How is assessment different in an online learning environment?

At first glance, designing assessments for an online learning environment is not all that different from what we might do in a physically face-to-face course:

  • Aligning the task to outcomes and objectives
  • Establishing criteria
  • Breaking an assignment into manageable components
  • Providing plenty of opportunities for feedback (Linder, 2017)

The flexible, but fragmented, nature of time in online learning creates both tensions and opportunities for assessment:

  • A learner has time to reflect and revisit ideas over the course of days but must visibly express thinking in bursts of activity.
  • Students can work together asynchronously to construct understanding and communicate their thinking publicly but must navigate differing schedules and technology access.
  • Learners and instructors can use multiple platforms for conversations and feedback but must schedule time for connection and processing among several in and out-of-class time demands.

What barriers or challenges do we need to think about when building online assignments?

As you design an accessible assessment plan for an online course, ask yourself three questions:

Does the ability to access and use technology impact a student’s work?

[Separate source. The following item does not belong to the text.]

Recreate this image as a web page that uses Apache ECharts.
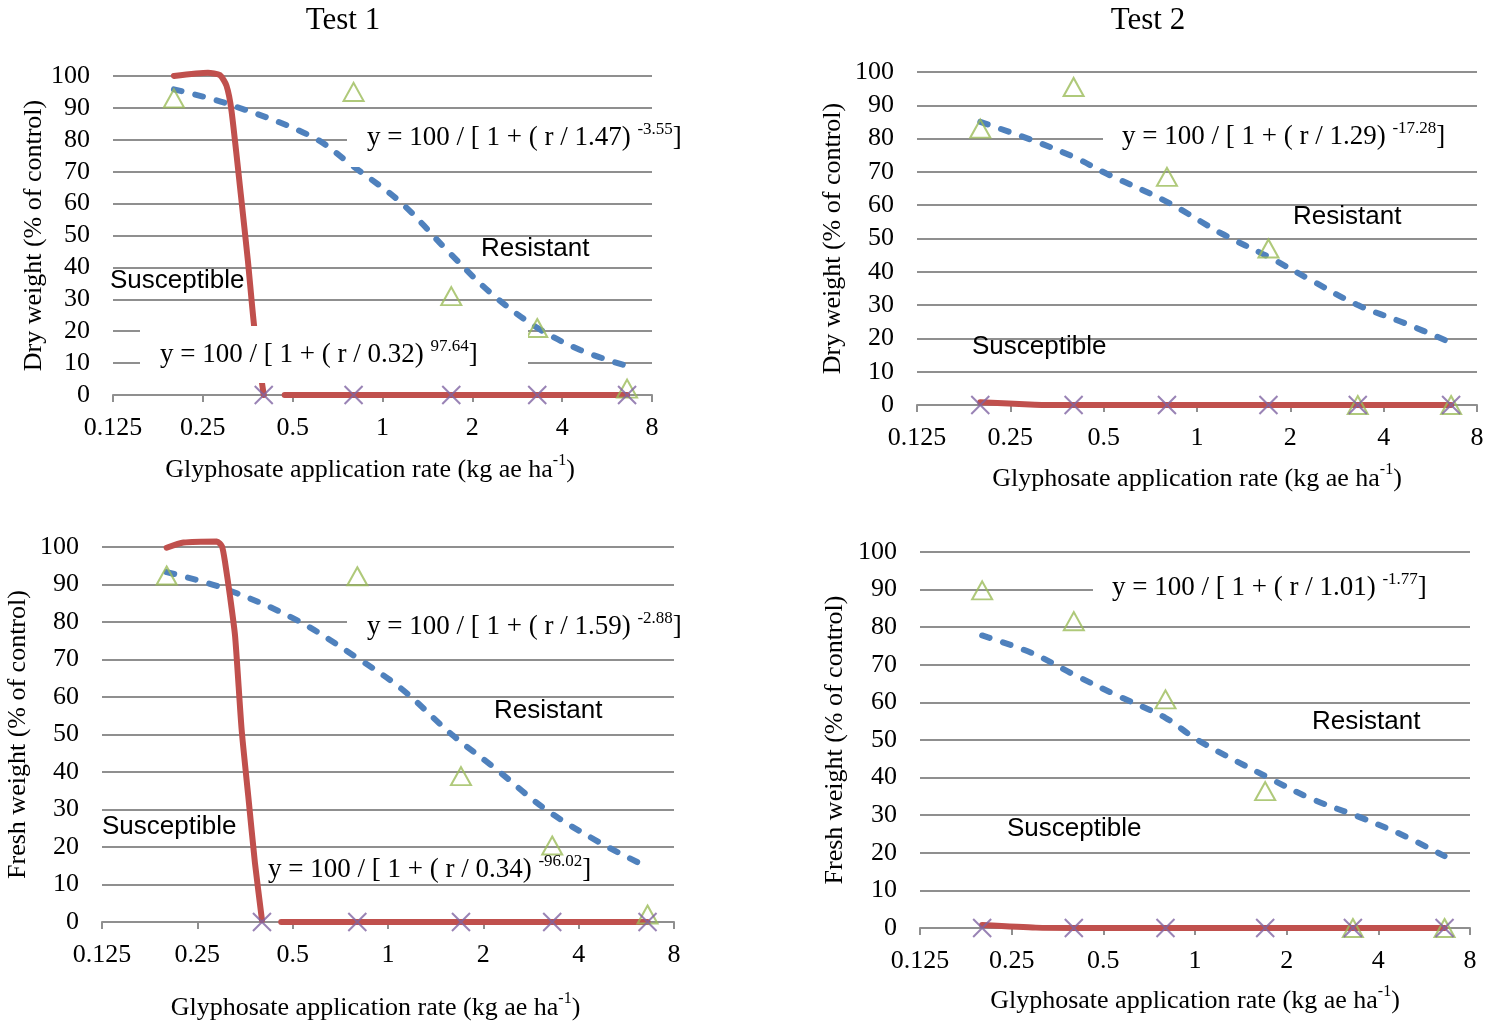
<!DOCTYPE html>
<html>
<head>
<meta charset="utf-8">
<title>Glyphosate dose response</title>
<script src="https://cdn.jsdelivr.net/npm/echarts@6/dist/echarts.min.js"></script>
<style>
  html, body { margin: 0; padding: 0; background: #fff; }
  #chart { width: 1490px; height: 1022px; }
</style>
</head>
<body>
<div id="chart"></div>
<script>
// application rates, kg ae/ha
const doses = [0.2, 0.4, 0.8, 1.7, 3.3, 6.6];
const xTickLabels = ["0.125", "0.25", "0.5", "1", "2", "4", "8"];

// observed values (% of control), null = no marker
const dryT1Resistant = [93, null, 95, 31, 21, 2];
const dryT1Susceptible = [null, 0, 0, 0, 0, 0];
const dryT2Resistant = [83, 95.5, 68.5, 47, 0, 0];
const dryT2Susceptible = [0, 0, 0, 0, 0, 0];
const freshT1Resistant = [92.4, null, 92.2, 38.9, 20.4, 2];
const freshT1Susceptible = [null, 0, 0, 0, 0, 0];
const freshT2Resistant = [89.8, 81.6, 60.8, 36.4, 0, 0];
const freshT2Susceptible = [0, 0, 0, 0, 0, 0];

// fitted curves
const dryT1ResFitX = [0.2, 0.3, 0.58, 0.8, 1.16, 1.64, 2.31, 3.26, 4.6, 6.6];
const dryT1ResFitY = [95.8, 91.4, 81, 71.6, 60.1, 45.5, 31.9, 21.4, 14.1, 9.1];
const dryT1SusFitX = [0.2, 0.26, 0.285, 0.3, 0.312, 0.335, 0.354, 0.372, 0.4, 0.44, 0.47, 0.8, 1.7, 3.3, 6.6];
const dryT1SusFitY = [100, 101, 100.3, 97, 89, 63, 42, 21, 0, null, 0, 0, 0, 0, 0];

const dryT2ResFitX = [0.2, 0.285, 0.4, 0.51, 0.8, 1.2, 1.7, 2.33, 3.3, 4.7, 6.6];
const dryT2ResFitY = [85, 80, 74.5, 69.5, 61, 51.5, 44.5, 37.5, 30, 24.5, 18.7];
const dryT2SusFitX = [0.2, 0.3, 0.4, 0.8, 1.7, 3.3, 6.6];
const dryT2SusFitY = [0.8, 0.1, 0, 0, 0, 0, 0];

const freshT1ResFitX = [0.2, 0.3, 0.51, 0.8, 1.11, 1.59, 2.2, 3.15, 4.66, 6.5];
const freshT1ResFitY = [93.3, 89.1, 80.7, 70.4, 62, 50, 40.7, 30, 21.2, 14.9];
const freshT1SusFitX = [0.2, 0.226, 0.288, 0.299, 0.306, 0.317, 0.329, 0.345, 0.362, 0.38, 0.4, 0.43, 0.46, 0.8, 1.7, 3.3, 6.6];
const freshT1SusFitY = [99.8, 101.2, 101.5, 100.2, 95.8, 86.9, 76.2, 51.3, 33.6, 15.8, 0.5, null, 0, 0, 0, 0, 0];

const freshT2ResFitX = [0.2, 0.29, 0.4, 0.56, 0.8, 1.02, 1.75, 2.44, 3.42, 4.78, 6.6];
const freshT2ResFitY = [77.8, 73.2, 67.4, 61.7, 55.9, 50, 39.9, 34.2, 29.7, 24.8, 19.1];
const freshT2SusFitX = [0.2, 0.3, 0.4, 0.8, 1.7, 3.3, 6.6];
const freshT2SusFitY = [0.8, 0.1, 0, 0, 0, 0, 0];

// equation texts
const eqDryT1Res = ["y = 100 / [ 1 + ( r / 1.47) ", "-3.55", "]"];
const eqDryT1Sus = ["y = 100 / [ 1 + ( r / 0.32) ", "97.64", "]"];
const eqDryT2Res = ["y = 100 / [ 1 + ( r / 1.29) ", "-17.28", "]"];
const eqFreshT1Res = ["y = 100 / [ 1 + ( r / 1.59) ", "-2.88", "]"];
const eqFreshT1Sus = ["y = 100 / [ 1 + ( r / 0.34) ", "-96.02", "]"];
const eqFreshT2Res = ["y = 100 / [ 1 + ( r / 1.01) ", "-1.77", "]"];

const SERIF = "'Liberation Serif', 'Times New Roman', serif";
const SANS = "'Liberation Sans', Arial, sans-serif";
const GRID_COLOR = "#8f8f8f";
const RED = "#C0504D";
const BLUE = "#4F81BD";
const GREEN = "#9BBB59";
const PURPLE = "#8064A2";

const supRich = {
  m: { fontFamily: SERIF, fontSize: 26, color: "#000", lineHeight: 34 },
  s: { fontFamily: SERIF, fontSize: 16, color: "#000", lineHeight: 16, verticalAlign: "top" },
};
const eqRich = {
  m: { fontFamily: SERIF, fontSize: 27, color: "#000", lineHeight: 34 },
  s: { fontFamily: SERIF, fontSize: 17, color: "#000", lineHeight: 17, verticalAlign: "top" },
};

const panels = [
  {
    grid: { left: 113, top: 76, width: 539, height: 319 },
    yName: "Dry weight (% of control)", yGap: 65, xGap: 58, xShift: 25,
    res: dryT1Resistant, sus: dryT1Susceptible,
    resFit: [dryT1ResFitX, dryT1ResFitY], susFit: [dryT1SusFitX, dryT1SusFitY],
  },
  {
    grid: { left: 917, top: 72, width: 560, height: 333 },
    yName: "Dry weight (% of control)", yGap: 71, xGap: 57, xShift: 0,
    res: dryT2Resistant, sus: dryT2Susceptible,
    resFit: [dryT2ResFitX, dryT2ResFitY], susFit: [dryT2SusFitX, dryT2SusFitY],
  },
  {
    grid: { left: 102, top: 547, width: 572, height: 375 },
    yName: "Fresh weight (% of control)", yGap: 71, xGap: 69, xShift: 25,
    res: freshT1Resistant, sus: freshT1Susceptible,
    resFit: [freshT1ResFitX, freshT1ResFitY], susFit: [freshT1SusFitX, freshT1SusFitY],
  },
  {
    grid: { left: 920, top: 552, width: 550, height: 376 },
    yName: "Fresh weight (% of control)", yGap: 72, xGap: 56, xShift: 0,
    res: freshT2Resistant, sus: freshT2Susceptible,
    resFit: [freshT2ResFitX, freshT2ResFitY], susFit: [freshT2SusFitX, freshT2SusFitY],
  },
];

function zipPoints(xs, ys) {
  return xs.map((x, i) => [x, ys[i]]);
}

function markerPoints(ys) {
  return doses.map((d, i) => [d, ys[i]]).filter((p) => p[1] !== null);
}

function fmtTick(v) {
  const s = String(+v.toPrecision(6));
  return xTickLabels.includes(s) ? s : "";
}

const grids = [];
const xAxes = [];
const yAxes = [];
const series = [];

panels.forEach((p, i) => {
  grids.push(p.grid);
  xAxes.push({
    gridIndex: i,
    type: "log",
    logBase: 2,
    min: 0.125,
    max: 8,
    splitNumber: 6,
    axisLine: { show: true, onZero: false, lineStyle: { color: GRID_COLOR, width: 2 } },
    axisTick: { show: true, length: 7, lineStyle: { color: GRID_COLOR, width: 2 } },
    axisLabel: { fontFamily: SERIF, fontSize: 26, color: "#000", margin: 20, formatter: fmtTick, hideOverlap: false },
    splitLine: { show: false },
    minorTick: { show: false },
    name: "{m|Glyphosate application rate (kg ae ha}{s|-1}{m|)}",
    nameLocation: "middle",
    nameGap: p.xGap,
    nameTextStyle: { padding: [0, p.xShift, 0, 0], rich: supRich },
  });
  yAxes.push({
    gridIndex: i,
    type: "value",
    min: 0,
    max: 100,
    interval: 10,
    axisLine: { show: false },
    axisTick: { show: false },
    axisLabel: { fontFamily: SERIF, fontSize: 26, color: "#000", margin: 23 },
    splitLine: { show: true, lineStyle: { color: GRID_COLOR, width: 2 } },
    name: p.yName,
    nameLocation: "middle",
    nameGap: p.yGap,
    nameTextStyle: { fontFamily: SERIF, fontSize: 26, color: "#000" },
  });
  series.push(
    {
      name: "Resistant fit",
      type: "line",
      xAxisIndex: i,
      yAxisIndex: i,
      data: zipPoints(p.resFit[0], p.resFit[1]),
      symbol: "none",
      smooth: 0.35,
      clip: false,
      z: 3,
      lineStyle: { color: BLUE, width: 6, type: [8, 14], cap: "round" },
    },
    {
      name: "Susceptible fit",
      type: "line",
      xAxisIndex: i,
      yAxisIndex: i,
      data: zipPoints(p.susFit[0], p.susFit[1]),
      symbol: "none",
      smooth: 0.2,
      connectNulls: false,
      clip: false,
      z: 4,
      lineStyle: { color: RED, width: 6, cap: "round", join: "round" },
    },
    {
      name: "Resistant",
      type: "scatter",
      xAxisIndex: i,
      yAxisIndex: i,
      data: markerPoints(p.res),
      symbol: "triangle",
      symbolSize: [20, 18],
      clip: false,
      z: 5,
      itemStyle: { color: "rgba(0,0,0,0)", borderColor: GREEN, borderWidth: 2 },
    },
    {
      name: "Susceptible",
      type: "scatter",
      xAxisIndex: i,
      yAxisIndex: i,
      data: markerPoints(p.sus),
      symbol: "path://M0,0L20,20M20,0L0,20",
      symbolSize: 18,
      clip: false,
      z: 6,
      itemStyle: { color: "none", borderColor: PURPLE, borderWidth: 2 },
    }
  );
});

function textEl(str, x, y, font, align) {
  return {
    type: "text", x: x, y: y, z: 101, silent: true,
    style: { text: str, font: font, fill: "#000", align: align || "left", verticalAlign: "middle" },
  };
}

function eqEl(parts, x, y) {
  return {
    type: "text", x: x, y: y, z: 101, silent: true,
    style: {
      text: "{m|" + parts[0] + "}{s|" + parts[1] + "}{m|" + parts[2] + "}",
      align: "left", verticalAlign: "middle", rich: eqRich,
    },
  };
}

function boxEl(x, y, w, h) {
  return {
    type: "rect", z: 100, silent: true,
    shape: { x: x, y: y, width: w, height: h },
    style: { fill: "#fff" },
  };
}

const graphics = [
  textEl("Test 1", 343, 21, "31px " + SERIF, "center"),
  textEl("Test 2", 1148, 21, "31px " + SERIF, "center"),

  boxEl(347, 115, 340, 52),
  eqEl(eqDryT1Res, 367, 138),
  boxEl(140, 326, 388, 57),
  eqEl(eqDryT1Sus, 160, 355),
  textEl("Resistant", 481, 249, "26px " + SANS),
  textEl("Susceptible", 110, 281, "26px " + SANS),

  boxEl(1103, 116, 380, 46),
  eqEl(eqDryT2Res, 1122, 137),
  textEl("Resistant", 1293, 217, "26px " + SANS),
  textEl("Susceptible", 972, 347, "26px " + SANS),

  boxEl(347, 604, 340, 40),
  eqEl(eqFreshT1Res, 367, 627),
  eqEl(eqFreshT1Sus, 268, 870),
  textEl("Resistant", 494, 711, "26px " + SANS),
  textEl("Susceptible", 102, 827, "26px " + SANS),

  boxEl(1093, 569, 380, 42),
  eqEl(eqFreshT2Res, 1112, 588),
  textEl("Resistant", 1312, 722, "26px " + SANS),
  textEl("Susceptible", 1007, 829, "26px " + SANS),
];

const myChart = echarts.init(document.getElementById("chart"));
myChart.setOption({
  animation: false,
  backgroundColor: "#fff",
  grid: grids,
  xAxis: xAxes,
  yAxis: yAxes,
  series: series,
  graphic: graphics,
});
</script>
</body>
</html>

Be sensitive to barriers imposed by limited technology or Wi-Fi access when considering any kind of timed assignments or multiple assignments in one week.

Designate the same day and time each week for assignment submissions; due dates scattered throughout the week can be difficult if a student is sharing devices with others at home while also navigating several classes.

Does the assignment goal align with the means of assessment? Some courses require students to demonstrate learning in specific presentation formats (e.g. speaking and writing-intensive courses). To meet skill-specific assessment requirements:
  • Review your formative assessment plan to ensure the use of models and feedback to build fluency.
  • Determine student proficiency with any required tools or platforms.
When possible, offer students options for assignments to ensure equitable demonstration of knowledge and skills:
  • Limit options--2-3 choices are usually sufficient.
  • A ‘student-designed’ option may overwhelm some students—provide guidelines for strong ideas and offer individual feedback.
  • Provide clear criteria that is consistent across options—avoid providing 'false choices’ in the hope that students select something else.
Does this assignment support my students’ ability to organize and evaluate their work? A well-organized course supports student engagement. Extend that organization to assignments:
  • Write clear assignment directions and criteria
  • Embed reminders in the weekly module overview or task list
  • Offer checklists for self-assessing progress and quality of work
  • Provide instructor and peer feedback that is timely and specific

What can we do to build accessible online course assessment?

  • Strategy #1: Use varied assessments to support multiple means of student expression.

    Online courses offer space to extend learning beyond a specific classroom, day, or time. Develop assessments drawing links to students’ experiences and leverage your technology platforms for different submission options.

    • Brown University’s Sheridan Center for Teaching and Learning offers several ideas for online assessment options.
    • Keep UDL Principles in mind for more accessible assessments. UDL and Assessment (UDL on Campus) offers guiding questions as you design your course assessments and examples of how to expand student expression.
  • Strategy #2: Write transparent and specific assignment descriptions.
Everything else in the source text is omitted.